Aims and methods We have analysed the paragraph from the novel emphasizing details that could suggest a Dengue aetiology for the outbreak described among members of the caravan protagonists of the novel.
Early the following day, they set off for Chatu's country. […] They travelled on narrow country paths, beating uphill through lush vegetation. […] Clouds of insects circled their heads. When they stopped to rest, the insects alighted on them and sought out orifices and tender flesh. At the end of their first day in Marungu several of them had fallen ill. They were tormented by mosquitoes in such numbers that in the morning their faces were bloodied and scarred with bites. […] By the third day, the afflicted men were desperately ill and others were showing signs of decline. The worst ones could neither eat nor prevent their bodies from evacuating. Their fellows carried their stinking bodies in turn, ignoring their delirious groans as much as was possible and trying to evade the black blood that oozed out of them. On the steep inclines the men could only move a few feet at a time, dragging their burdens on hands and knees. On the fourth day two of the men died. They buried them quickly and waited an hour while the merchant silently read a sura from the Koran. All of them were now tormented by festering sores, which the insects dug deep into to lay their eggs and draw fresh blood. […] When two more men were found dead on the fifth morning …”

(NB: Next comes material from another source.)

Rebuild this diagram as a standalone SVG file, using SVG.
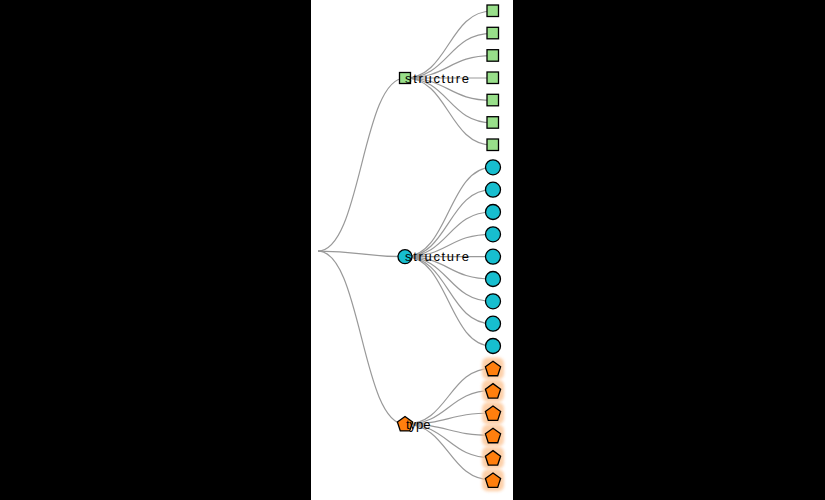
<svg xmlns="http://www.w3.org/2000/svg" width="825" height="500" viewBox="0 0 825 500">
<defs>
<style>
.link{fill:none;stroke:#999;stroke-width:1.2}
.sq{fill:#98df8a;stroke:#000;stroke-width:1.3}
.ci{fill:#17becf;stroke:#000;stroke-width:1.3}
.pe{fill:#ff7f0e;stroke:#000;stroke-width:1.3}
.halo{fill:#fdc594;opacity:0.8;filter:url(#blur)}
.lbl{font-family:"Liberation Sans",Arial,sans-serif;font-size:13px;fill:#000}
</style>
<filter id="blur" x="-50%" y="-50%" width="200%" height="200%"><feGaussianBlur stdDeviation="1.5"/></filter>
<path id="pent" d="M0,-8 L7.61,-2.47 L4.70,6.47 L-4.70,6.47 L-7.61,-2.47 Z"/>
</defs>
<rect x="0" y="0" width="825" height="500" fill="#000"/>
<rect x="311" y="0" width="202" height="500" fill="#fff"/>
<g id="connectors">
<path class="link" d="M318,251.1 C361.5,251.1 361.5,78 405,78"/>
<path class="link" d="M318,251.1 C361.5,251.1 361.5,256.7 405,256.7"/>
<path class="link" d="M318,251.1 C361.5,251.1 361.5,424.2 405,424.2"/>
<path class="link" d="M405,78 C448.5,78 448.5,11 492,11"/>
<path class="link" d="M405,78 C448.5,78 448.5,33.3 492,33.3"/>
<path class="link" d="M405,78 C448.5,78 448.5,55.7 492,55.7"/>
<path class="link" d="M405,78 C448.5,78 448.5,78 492,78"/>
<path class="link" d="M405,78 C448.5,78 448.5,100.3 492,100.3"/>
<path class="link" d="M405,78 C448.5,78 448.5,122.7 492,122.7"/>
<path class="link" d="M405,78 C448.5,78 448.5,145 492,145"/>
<path class="link" d="M405,256.7 C448.5,256.7 448.5,167.3 492,167.3"/>
<path class="link" d="M405,256.7 C448.5,256.7 448.5,189.7 492,189.7"/>
<path class="link" d="M405,256.7 C448.5,256.7 448.5,212 492,212"/>
<path class="link" d="M405,256.7 C448.5,256.7 448.5,234.3 492,234.3"/>
<path class="link" d="M405,256.7 C448.5,256.7 448.5,256.7 492,256.7"/>
<path class="link" d="M405,256.7 C448.5,256.7 448.5,279 492,279"/>
<path class="link" d="M405,256.7 C448.5,256.7 448.5,301.3 492,301.3"/>
<path class="link" d="M405,256.7 C448.5,256.7 448.5,323.7 492,323.7"/>
<path class="link" d="M405,256.7 C448.5,256.7 448.5,346 492,346"/>
<path class="link" d="M405,424.2 C448.5,424.2 448.5,368.3 492,368.3"/>
<path class="link" d="M405,424.2 C448.5,424.2 448.5,390.7 492,390.7"/>
<path class="link" d="M405,424.2 C448.5,424.2 448.5,413 492,413"/>
<path class="link" d="M405,424.2 C448.5,424.2 448.5,435.3 492,435.3"/>
<path class="link" d="M405,424.2 C448.5,424.2 448.5,457.7 492,457.7"/>
<path class="link" d="M405,424.2 C448.5,424.2 448.5,480 492,480"/>
</g>
<g id="node-structure-1">
<rect class="sq" x="399.5" y="72.5" width="11" height="11"/>
<text class="lbl" x="405" y="82.5" textLength="64">structure</text>
</g>
<g id="node-structure-2">
<circle class="ci" cx="405" cy="256.7" r="7"/>
<text class="lbl" x="405" y="261.2" textLength="64">structure</text>
</g>
<g id="node-type">
<use href="#pent" class="pe" x="405" y="424.5"/>
<text class="lbl" x="406" y="428.7">type</text>
</g>
<g id="leaves-green">
<rect class="sq" x="487" y="5" width="11.5" height="11.5"/>
<rect class="sq" x="487" y="27.3" width="11.5" height="11.5"/>
<rect class="sq" x="487" y="49.7" width="11.5" height="11.5"/>
<rect class="sq" x="487" y="72" width="11.5" height="11.5"/>
<rect class="sq" x="487" y="94.3" width="11.5" height="11.5"/>
<rect class="sq" x="487" y="116.7" width="11.5" height="11.5"/>
<rect class="sq" x="487" y="139" width="11.5" height="11.5"/>
</g>
<g id="leaves-cyan">
<circle class="ci" cx="493" cy="167.3" r="7.5"/>
<circle class="ci" cx="493" cy="189.7" r="7.5"/>
<circle class="ci" cx="493" cy="212" r="7.5"/>
<circle class="ci" cx="493" cy="234.3" r="7.5"/>
<circle class="ci" cx="493" cy="256.7" r="7.5"/>
<circle class="ci" cx="493" cy="279" r="7.5"/>
<circle class="ci" cx="493" cy="301.3" r="7.5"/>
<circle class="ci" cx="493" cy="323.7" r="7.5"/>
<circle class="ci" cx="493" cy="346" r="7.5"/>
</g>
<g id="leaves-orange">
<rect class="halo" x="482" y="357.5" width="22" height="22" rx="6"/>
<rect class="halo" x="482" y="379.8" width="22" height="22" rx="6"/>
<rect class="halo" x="482" y="402.2" width="22" height="22" rx="6"/>
<rect class="halo" x="482" y="424.5" width="22" height="22" rx="6"/>
<rect class="halo" x="482" y="446.8" width="22" height="22" rx="6"/>
<rect class="halo" x="482" y="469.2" width="22" height="22" rx="6"/>
<use href="#pent" class="pe" x="493" y="369.3"/>
<use href="#pent" class="pe" x="493" y="391.6"/>
<use href="#pent" class="pe" x="493" y="414"/>
<use href="#pent" class="pe" x="493" y="436.3"/>
<use href="#pent" class="pe" x="493" y="458.6"/>
<use href="#pent" class="pe" x="493" y="481"/>
</g>
</svg>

Discussion Dengue was reported in Tanzania since the fifteenth Century and during the nineteenth century on the Islands of Zanzibar and was endemic at the time and geographic setting where the novel Paradise takes place (the actual Republic of Tanzania, during times of colonial invasion). Mosquito vectors are described as “Clouds of insects circled their heads” through the lush vegetation, encountered “early the following day”, likely the day-time beating Aedes mosquito, responsible for disease transmission.
The members of the caravan initially exposed to the endemic serotype in coastal regions, could have been infected with a different serotype when traveling into mainland, explaining the rapid onset of symptoms due to antibody dependent enhancement. Accordingly, the incubation period for Dengue virus is 4–7 days, followed by a febrile phase and constitutional symptoms, well described in a clear temporal sequence, from “the end of the first day” to the “fifth morning” as asthenia, anorexia and “black blood that oozed out of them”, or haemorrhagic manifestations typical of severe disease. The short incubation period, the intensity of symptoms reported by the majority of cases and the fatality rate favours the hypothesis of ADE in diagnosis of Dengue reinfection during the journey in a region endemic for a different viral serotype, and exclude malaria from differential diagnosis, for which premunition in endemic regions would favour asymptomatic infection.
Conclusions Notwithstanding the public health burden of Aedes invasive species and of its transmitted arboviruses in Tanzania, there is still nowadays insufficient information on vector dynamics and transmission risk in most parts of the Country. The powerful pictorial view of this endemic condition provided by Gurnah could inspire, through the beauty of art, further research.